Script to Paste Clipboard with Specific Font

A friend asked about a script to copy selected text and paste it into Word in a specified font face. My mind explodes with all the different ways, technologies one could do this with—Applescript, Automator, VBA within Word, and launcher/macro programs like KeyboardMaestro and Quicksilver.

Let's say you found the relevant text or from a PDF or website or in Accordance and you want to copy and paste it into your Word document, but you want to specify the font because it's a different language than your other normal text.*

I'd like to illuminate one little trick I learned some time ago that can be incorporated into several of those.
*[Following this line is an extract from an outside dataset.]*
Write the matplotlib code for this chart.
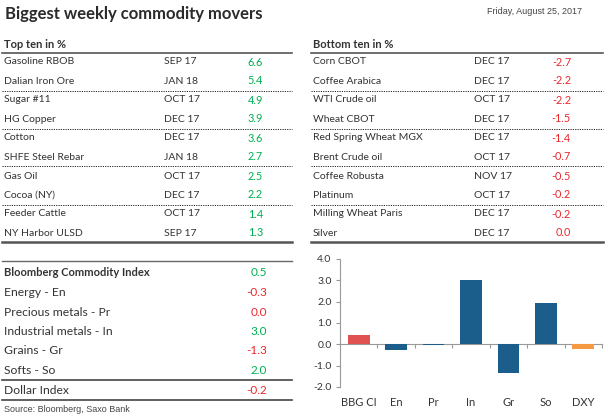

Namely, you can use the command line textual tool to markup the text with the much-maligned HTML tag and then copy it to the clipboard converting the HTML text to styled text. The syntax for the line is:
echo '<i>I am some italicized text</i>' | textutil -format html -convert rtf -stdin -stdout | pbcopy -Prefer rtf
I normally would wrap that into a script which grabs the text and then pastes it wherever I want it. Here's an example of a script, which copies the selected text in the front app, then reads the clipboard into variable, adds a tag to the text of the variable, then copies that newly-styled text back onto the clipboard, and then brings Word to the front, and pastes the directly formatted text.

-- copy the text
tell application "System Events"
keystroke "c" using {command down}
end tell
delay 0.1
set myText to the clipboard
delay 0.1

-- add HTML style data to the text
set myText to "<font face=\"SBL BibLit\" size=3>" & myText"</font>"

-- convert the styled html text as styled text on the clipboard
do shell script "echo " & quoted form of myText & ¬
" | textutil -format html -convert rtf -stdin -stdout | pbcopy -Prefer rtf"

-- paste the newly styled keyboard into an app
tell application "Microsoft Word"
activate
tell application "System Events"
keystroke "v" using {command down}
end tell

end tell

You could, of course, convert much of this script into Automator or other macro environment.

Another way of accomplishing this for Word would be to have the script set the Font info for the current selection point in Word, strip any style data from the clipboard, then Paste and Match Style the text into Word.

* Note: I would suggest that the best practice for writing in Word is to use Styles to format the document, not direct formatting. You could have a script environment that pasted a text and then selected that text and then set the style for that text using VBA or Applescript.